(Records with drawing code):
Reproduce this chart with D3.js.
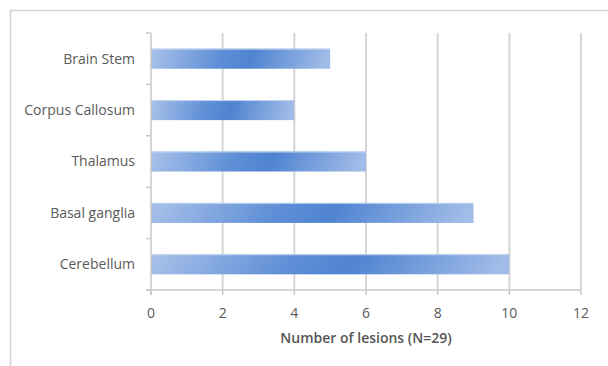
<!DOCTYPE html>
<html><head><meta charset="utf-8">
<script src="https://cdn.jsdelivr.net/npm/d3@7"></script>
<style>
html,body{margin:0;padding:0;background:#fff;}
svg{display:block;}
text{font-family:"Open Sans","Liberation Sans",sans-serif;}
</style></head>
<body>
<script>
const categories = ["Brain Stem","Corpus Callosum","Thalamus","Basal ganglia","Cerebellum"];
const values = [5,4,6,9,10];
const xTicks = [0,2,4,6,8,10,12];
const xTitle = "Number of lesions (N=29)";

(function(){
const W=608,H=366;
const svg=d3.select("body").append("svg").attr("width",W).attr("height",H);
const defs=svg.append("defs");
const g=defs.append("linearGradient").attr("id","barGrad").attr("x1","0").attr("y1","0").attr("x2","1").attr("y2","0.04");
g.append("stop").attr("offset","0%").attr("stop-color","#a9c2ea");
g.append("stop").attr("offset","40%").attr("stop-color","#5f8fd6");
g.append("stop").attr("offset","58%").attr("stop-color","#4f84d1");
g.append("stop").attr("offset","100%").attr("stop-color","#a1bce8");

// outer frame
svg.append("path").attr("d",`M10.5,${H} V10.5 H${W}`).attr("fill","none").attr("stroke","#d4d4d4").attr("stroke-width",1.5);

const pL=151,pR=581,pT=33,pB=290;
const x=d3.scaleLinear().domain([0,12]).range([pL,pR]);
const y=d3.scaleBand().domain(categories).range([pT,pB]).paddingInner(0.61).paddingOuter(0.305);
const yb=d3.scaleBand().domain(categories).range([pT,pB]);

// gridlines
svg.append("g").selectAll("line").data(xTicks.filter(d=>d>0)).join("line")
  .attr("x1",d=>x(d)).attr("x2",d=>x(d)).attr("y1",pT).attr("y2",pB)
  .attr("stroke","#d6d6d6").attr("stroke-width",2);

// bars
svg.append("g").selectAll("rect").data(categories).join("rect")
  .attr("x",x(0)).attr("y",d=>y(d)).attr("height",y.bandwidth())
  .attr("width",(d,i)=>x(values[i])-x(0))
  .attr("fill","url(#barGrad)");
svg.append("g").selectAll("line").data(categories).join("line")
  .attr("x1",x(0)).attr("y1",d=>y(d)+0.5).attr("y2",d=>y(d)+0.5)
  .attr("x2",(d,i)=>x(values[i]))
  .attr("stroke","#c3d4f0").attr("stroke-width",1);

// left axis
const ya=svg.append("g");
ya.append("line").attr("x1",pL).attr("x2",pL).attr("y1",pT).attr("y2",pB+5).attr("stroke","#c8c8c8").attr("stroke-width",1.5);
const bounds=categories.map(c=>yb(c)).concat([pB]);
ya.selectAll("line.tk").data(bounds).join("line").attr("class","tk")
  .attr("x1",pL-5).attr("x2",pL).attr("y1",d=>d).attr("y2",d=>d).attr("stroke","#c8c8c8").attr("stroke-width",1.5);
ya.selectAll("text").data(categories).join("text")
  .attr("x",pL-16).attr("y",d=>yb(d)+yb.bandwidth()/2).attr("dy","0.35em")
  .attr("text-anchor","end").attr("font-size",14).attr("fill","#5a5a5a").text(d=>d);

// bottom axis
const xa=svg.append("g");
xa.append("line").attr("x1",pL-5).attr("x2",pR).attr("y1",pB).attr("y2",pB).attr("stroke","#c8c8c8").attr("stroke-width",1.5);
xa.selectAll("line.tk").data(xTicks).join("line").attr("class","tk")
  .attr("x1",d=>x(d)).attr("x2",d=>x(d)).attr("y1",pB).attr("y2",pB+5).attr("stroke","#c8c8c8").attr("stroke-width",1.5);
xa.selectAll("text").data(xTicks).join("text")
  .attr("x",d=>x(d)).attr("y",313).attr("dy","0.35em").attr("text-anchor","middle")
  .attr("font-size",14).attr("fill","#5a5a5a").text(d=>d);

svg.append("text").attr("x",366).attr("y",338).attr("dy","0.35em").attr("text-anchor","middle")
  .attr("font-size",14).attr("font-weight",600).attr("fill","#555555").text(xTitle);
})();
</script>
</body></html>
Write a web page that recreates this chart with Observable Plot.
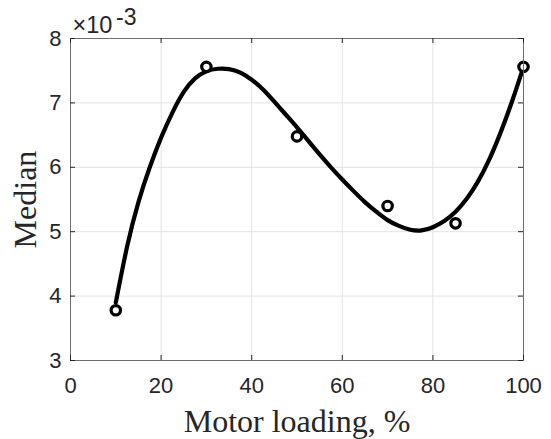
<!DOCTYPE html>
<html>
<head>
<meta charset="utf-8">
<script src="https://cdn.jsdelivr.net/npm/d3@7"></script>
<script src="https://cdn.jsdelivr.net/npm/@observablehq/plot@0.6"></script>
<style>
  html, body { margin: 0; padding: 0; background: #fff; }
  svg { display: block; }
</style>
</head>
<body>
<div id="chart"></div>
<script>
// Measured points (median in units of 1e-3)
const loading = [10, 30, 50, 70, 85, 100];
const median = [3.78, 7.56, 6.48, 5.40, 5.13, 7.56];

// Fitted curve, every 2.5 % (units of 1e-3)
const fitX = [10, 12.5, 15, 17.5, 20, 22.5, 25, 27.5, 30, 32.5, 35, 37.5, 40, 42.5, 45, 47.5, 50, 52.5, 55, 57.5, 60, 62.5, 65, 67.5, 70, 72.5, 75, 77.5, 80, 82.5, 85, 87.5, 90, 92.5, 95, 97.5, 100];
const fitY = [3.90, 4.77, 5.46, 6.00, 6.46, 6.85, 7.17, 7.38, 7.49, 7.53, 7.525, 7.47, 7.36, 7.21, 7.02, 6.82, 6.62, 6.41, 6.20, 6.00, 5.81, 5.63, 5.46, 5.31, 5.18, 5.09, 5.03, 5.02, 5.07, 5.165, 5.31, 5.515, 5.785, 6.13, 6.55, 7.03, 7.56];

const xTicks = [0, 20, 40, 60, 80, 100];
const yTicks = [3, 4, 5, 6, 7, 8];
const xGrid = [20, 40, 60, 80];
const yGrid = [4, 5, 6, 7];

const xLabel = "Motor loading, %";
const yLabel = "Median";
const expBase = "×10";
const expPow = "-3";

const points = loading.map((x, i) => ({x, y: median[i]}));
const fit = fitX.map((x, i) => ({x, y: fitY[i]}));

const W = 551, H = 439;
const mL = 70, mR = 28, mT = 38, mB = 79;
const fw = W - mL - mR, fh = H - mT - mB;
const tick = 5;
const ink = "#262626";

const chart = Plot.plot({
  width: W,
  height: H,
  marginLeft: mL,
  marginRight: mR,
  marginTop: mT,
  marginBottom: mB,
  style: {fontFamily: "'Liberation Sans', Arial, Helvetica, sans-serif", fontSize: "22px", color: ink, background: "#fff"},
  x: {domain: [0, 100]},
  y: {domain: [3, 8]},
  marks: [
    Plot.gridX(xGrid, {stroke: "#e3e3e3", strokeOpacity: 1}),
    Plot.gridY(yGrid, {stroke: "#e3e3e3", strokeOpacity: 1}),
    Plot.line(fit, {x: "x", y: "y", curve: "natural", stroke: "black", strokeWidth: 4.2}),
    Plot.dot(points, {x: "x", y: "y", r: 4.7, stroke: "black", strokeWidth: 3.2, fill: "white"}),
    Plot.frame({stroke: "#6e6e6e", strokeWidth: 1}),
    // inward tick marks on all four sides
    Plot.tickX(xTicks, {x: d => d, insetTop: fh - tick, stroke: ink}),
    Plot.tickX(xTicks, {x: d => d, insetBottom: fh - tick, stroke: ink}),
    Plot.tickY(yTicks, {y: d => d, insetRight: fw - tick, stroke: ink}),
    Plot.tickY(yTicks, {y: d => d, insetLeft: fw - tick, stroke: ink}),
    Plot.axisX(xTicks, {tickSize: 0, tickPadding: 16.5, fontSize: 22, label: null, fill: ink, tickFormat: d => String(d)}),
    Plot.axisY(yTicks, {tickSize: 0, tickPadding: 9, fontSize: 22, label: null, fill: ink, tickFormat: d => String(d)}),
    Plot.text([xLabel], {frameAnchor: "bottom", dy: 71, textAnchor: "middle", lineAnchor: "bottom", fontFamily: "'Liberation Serif', 'Times New Roman', serif", fontSize: 32, fill: ink}),
    Plot.text([yLabel], {frameAnchor: "left", dx: -35, rotate: -90, textAnchor: "middle", lineAnchor: "bottom", fontFamily: "'Liberation Serif', 'Times New Roman', serif", fontSize: 32, fill: ink}),
    Plot.text([expBase], {frameAnchor: "top-left", dx: 2, dy: -6, textAnchor: "start", lineAnchor: "bottom", fontSize: 23.5, fill: ink}),
    Plot.text([expPow], {frameAnchor: "top-left", dx: 45.5, dy: -13.5, textAnchor: "start", lineAnchor: "bottom", fontSize: 23, fill: ink})
  ]
});

document.getElementById("chart").appendChild(chart);
</script>
</body>
</html>
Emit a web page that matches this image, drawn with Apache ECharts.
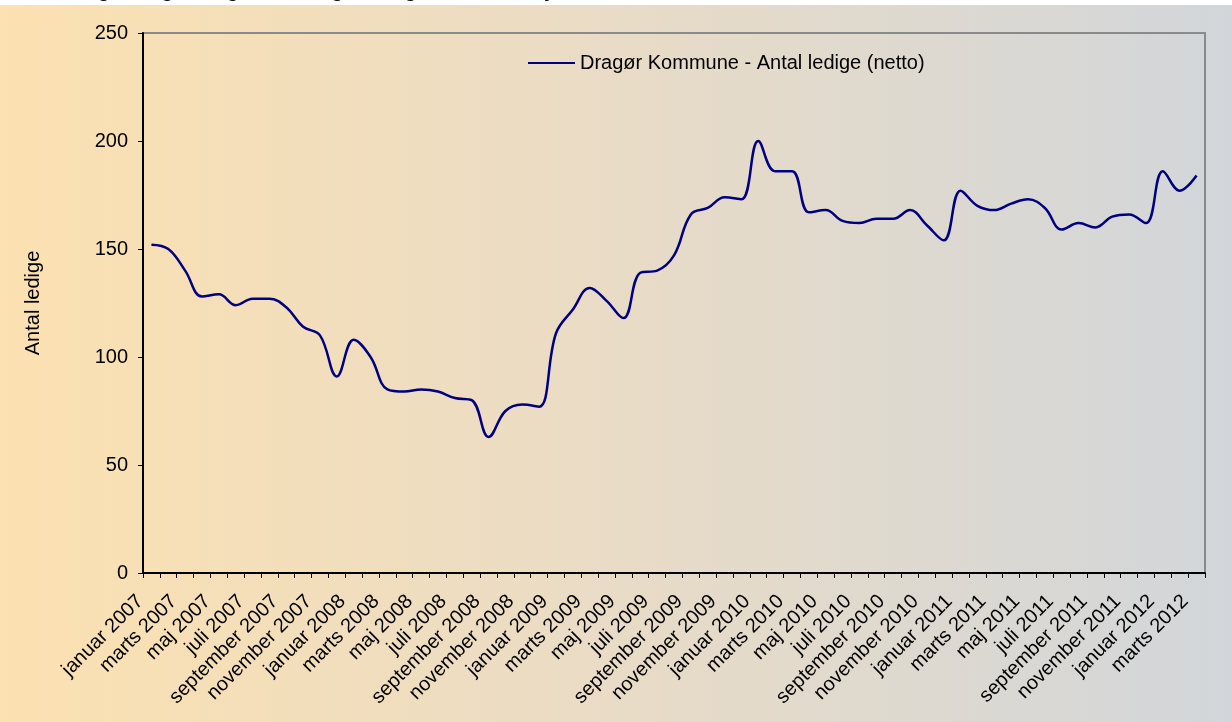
<!DOCTYPE html>
<html>
<head>
<meta charset="utf-8">
<script src="https://cdn.jsdelivr.net/npm/echarts@6/dist/echarts.min.js"></script>
<style>
html,body{margin:0;padding:0;background:#fff;}
#chart{width:1232px;height:722px;}
</style>
</head>
<body>
<div id="chart"></div>
<script>
const categories = [
  "januar 2007","februar 2007","marts 2007","april 2007","maj 2007","juni 2007","juli 2007","august 2007","september 2007","oktober 2007","november 2007","december 2007",
  "januar 2008","februar 2008","marts 2008","april 2008","maj 2008","juni 2008","juli 2008","august 2008","september 2008","oktober 2008","november 2008","december 2008",
  "januar 2009","februar 2009","marts 2009","april 2009","maj 2009","juni 2009","juli 2009","august 2009","september 2009","oktober 2009","november 2009","december 2009",
  "januar 2010","februar 2010","marts 2010","april 2010","maj 2010","juni 2010","juli 2010","august 2010","september 2010","oktober 2010","november 2010","december 2010",
  "januar 2011","februar 2011","marts 2011","april 2011","maj 2011","juni 2011","juli 2011","august 2011","september 2011","oktober 2011","november 2011","december 2011",
  "januar 2012","februar 2012","marts 2012"
];
const seriesName = "Dragør Kommune - Antal ledige (netto)";
const ledige = [
  152,150,140,128,129,124,127,127,123,114,110,91,
  108,100,85,84,85,84,81,80,63,75,78,77,
  111,122,132,126,118,139,140,147,166,169,174,173,
  200,186,186,167,168,163,162,164,164,168,161,154,
  177,170,168,171,173,169,159,162,160,165,166,162,
  186,177,184
];
const yTicks = [0, 50, 100, 150, 200, 250];
const titleText = "Udvikling i ledighed og antal ledige i Dragør Kommune januar 2007 - marts 2012";
const yAxisTitle = "Antal ledige";

const font = "Liberation Sans, Arial, sans-serif";
const chart = echarts.init(document.getElementById('chart'), null, {renderer: 'canvas'});
chart.setOption({
  animation: false,
  backgroundColor: '#ffffff',
  graphic: [
    {
      type: 'rect', z: -10, silent: true,
      shape: {x: 0, y: 5, width: 1232, height: 717},
      style: {
        fill: new echarts.graphic.LinearGradient(0, 0, 1, 0, [
          {offset: 0, color: '#FCE1B1'},
          {offset: 0.45, color: '#EBDCC4'},
          {offset: 1, color: '#D2D6DA'}
        ])
      }
    },
    {
      type: 'text', z: 10, silent: true,
      left: 20, top: -19,
      style: {text: titleText, font: 'bold 20px ' + font, fill: '#000'}
    }
  ],
  legend: {
    show: true,
    left: 528, top: 53, padding: 0,
    itemWidth: 47, itemHeight: 14, itemGap: 10,
    icon: 'path://M0,6 L47,6 L47,8 L0,8 Z',
    textStyle: {fontFamily: font, fontSize: 20, color: '#000'},
    data: [{name: seriesName, itemStyle: {color: '#000080'}}]
  },
  grid: {
    left: 143, right: 27, top: 33, bottom: 149,
    show: true, borderColor: '#8a8a8a', borderWidth: 2, backgroundColor: 'transparent'
  },
  xAxis: {
    type: 'category',
    data: categories,
    boundaryGap: true,
    axisLine: {lineStyle: {color: '#000', width: 2}},
    axisTick: {show: true, interval: 0, length: 5, lineStyle: {color: '#000', width: 1}},
    axisLabel: {
      interval: 1, rotate: 45, margin: 14,
      padding: [0, 16, 0, 0],
      fontFamily: font, fontSize: 20, color: '#000'
    },
    splitLine: {show: false}
  },
  yAxis: {
    type: 'value',
    min: yTicks[0], max: yTicks[yTicks.length - 1], interval: 50,
    name: yAxisTitle, nameLocation: 'middle', nameGap: 100, nameRotate: 90,
    nameTextStyle: {fontFamily: font, fontSize: 20, color: '#000'},
    axisLine: {show: true, lineStyle: {color: '#000', width: 2}},
    axisTick: {show: true, length: 5, lineStyle: {color: '#000', width: 1}},
    axisLabel: {margin: 15, fontFamily: font, fontSize: 20, color: '#000'},
    splitLine: {show: false}
  },
  series: [{
    name: seriesName,
    type: 'line',
    data: ledige,
    smooth: 0.4,
    symbol: 'none',
    lineStyle: {color: '#000080', width: 2.5},
    itemStyle: {color: '#000080'}
  }]
});
</script>
</body>
</html>
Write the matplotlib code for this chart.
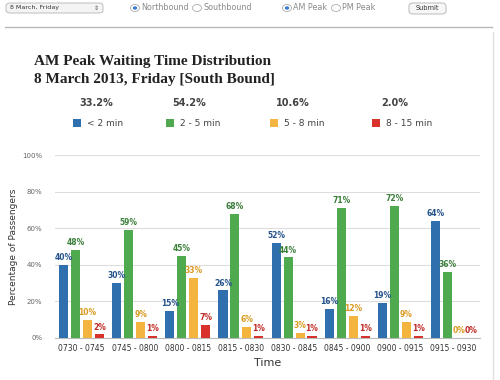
import matplotlib.pyplot as plt
from matplotlib.patches import FancyBboxPatch, Circle, Rectangle
import numpy as np

# data
intervalos = ['0730 - 0745', '0745 - 0800', '0800 - 0815', '0815 - 0830',
              '0830 - 0845', '0845 - 0900', '0900 - 0915', '0915 - 0930']
menos2 = [40, 30, 15, 26, 52, 16, 19, 64]
de2a5 = [48, 59, 45, 68, 44, 71, 72, 36]
de5a8 = [10, 9, 33, 6, 3, 12, 9, 0]
de8a15 = [2, 1, 7, 1, 1, 1, 1, 0]
categorias = ['< 2 min', '2 - 5 min', '5 - 8 min', '8 - 15 min']
totales = ['33.2%', '54.2%', '10.6%', '2.0%']

colores = ['#2f6fad', '#4fa94f', '#f3b540', '#d9322d']
coloresTexto = ['#24528a', '#3c7f3c', '#d99a20', '#c02a26']

fig = plt.figure(figsize=(5, 3.8), dpi=100)
W, H = 500, 380

def px(x, y):
    return x / W, 1 - y / H

# barra de controles arriba
caja = FancyBboxPatch(px(6, 13), 97 / W, 10 / H, boxstyle='round,pad=0,rounding_size=0.008',
                      transform=fig.transFigure, facecolor='#f4f4f4', edgecolor='#b5b5b5', lw=0.6)
fig.add_artist(caja)
fig.text(*px(10, 8), '8 March, Friday', fontsize=4.6, va='center', color='#333333')
fig.text(*px(96, 8), '\u21d5', fontsize=4.5, va='center', ha='center', color='#555555')

def radio(x, etiqueta, marcado):
    cx, cy = px(x, 8)
    fig.add_artist(Circle((cx, cy), 4.5 / W, transform=fig.transFigure,
                          facecolor='white', edgecolor='#9a9a9a', lw=0.5))
    if marcado:
        fig.add_artist(Circle((cx, cy), 2.2 / W, transform=fig.transFigure,
                              facecolor='#3a78c9', edgecolor='none'))
    fig.text(*px(x + 6, 8), etiqueta, fontsize=5.8, va='center', color='#8a8a8a')

radio(135, 'Northbound', True)
radio(197, 'Southbound', False)
radio(287, 'AM Peak', True)
radio(336, 'PM Peak', False)

boton = FancyBboxPatch(px(409, 14), 37 / W, 11 / H, boxstyle='round,pad=0,rounding_size=0.008',
                       transform=fig.transFigure, facecolor='#f7f7f7', edgecolor='#b0b0b0', lw=0.6)
fig.add_artist(boton)
fig.text(*px(427.5, 8.5), 'Submit', fontsize=4.8, va='center', ha='center', color='#333333')

fig.add_artist(plt.Line2D([5 / W, 492 / W], [1 - 27 / H, 1 - 27 / H], transform=fig.transFigure,
                          color='#b8b8b8', lw=1))
fig.add_artist(plt.Line2D([493 / W, 493 / W], [0, 1 - 32 / H], transform=fig.transFigure,
                          color='#e0e0e0', lw=1))

# titulo
fig.text(*px(34, 62), 'AM Peak Waiting Time Distribution', fontsize=11, fontweight='bold',
         family='Liberation Serif', color='#222222', va='center')
fig.text(*px(34, 80), '8 March 2013, Friday [South Bound]', fontsize=11, fontweight='bold',
         family='Liberation Serif', color='#222222', va='center')

# leyenda con totales
posLeyenda = [73, 166, 270, 372]
for i in range(4):
    x = posLeyenda[i]
    fig.text(*px(x + 23, 103), totales[i], fontsize=7, fontweight='bold', color='#444444',
             ha='center', va='center')
    fig.add_artist(Rectangle(px(x, 127), 8 / W, 8 / H, transform=fig.transFigure,
                             facecolor=colores[i], edgecolor='none'))
    fig.text(*px(x + 14, 123), categorias[i], fontsize=6.5, color='#444444', va='center')

# grafica
ax = fig.add_axes([55 / W, 1 - 338 / H, 425 / W, 183 / H])
x = np.arange(len(intervalos))
series = [menos2, de2a5, de5a8, de8a15]
ancho = 0.17
paso = 0.225
for i, serie in enumerate(series):
    pos = x + (i - 1.5) * paso
    ax.bar(pos, serie, width=ancho, color=colores[i], zorder=3)
    for p, v in zip(pos, serie):
        ax.text(p, v + 1.5, '%d%%' % v, ha='center', va='bottom', fontsize=5.5,
                color=coloresTexto[i], fontweight='bold', zorder=4)

ax.set_xlim(-0.5, len(intervalos) - 0.5)
ax.set_ylim(0, 100)
ax.set_yticks([0, 20, 40, 60, 80, 100])
ax.set_yticklabels(['0%', '20%', '40%', '60%', '80%', '100%'], fontsize=5, color='#666666')
ax.set_xticks(x)
ax.set_xticklabels(intervalos, fontsize=5.5, color='#333333')
ax.grid(axis='y', color='#dddddd', lw=0.8, zorder=0)
ax.tick_params(axis='x', length=0, pad=4)
ax.tick_params(axis='y', length=0, pad=9)
for lado in ['top', 'right', 'left']:
    ax.spines[lado].set_visible(False)
ax.spines['bottom'].set_color('#bbbbbb')
ax.set_ylabel('Percentage of Passengers', fontsize=6.5, color='#333333', labelpad=3)
ax.set_xlabel('Time', fontsize=8, color='#333333', labelpad=4)

fig.savefig('out.png', dpi=100)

(EXERCISE TASK): Pick out every line of the listing containing the word "that", and show those lines.

(OUTPUT FOR THIS TASK):
Write a web page that recreates this chart with Observable Plot.
Emit a web page that matches this image, drawn with Apache ECharts.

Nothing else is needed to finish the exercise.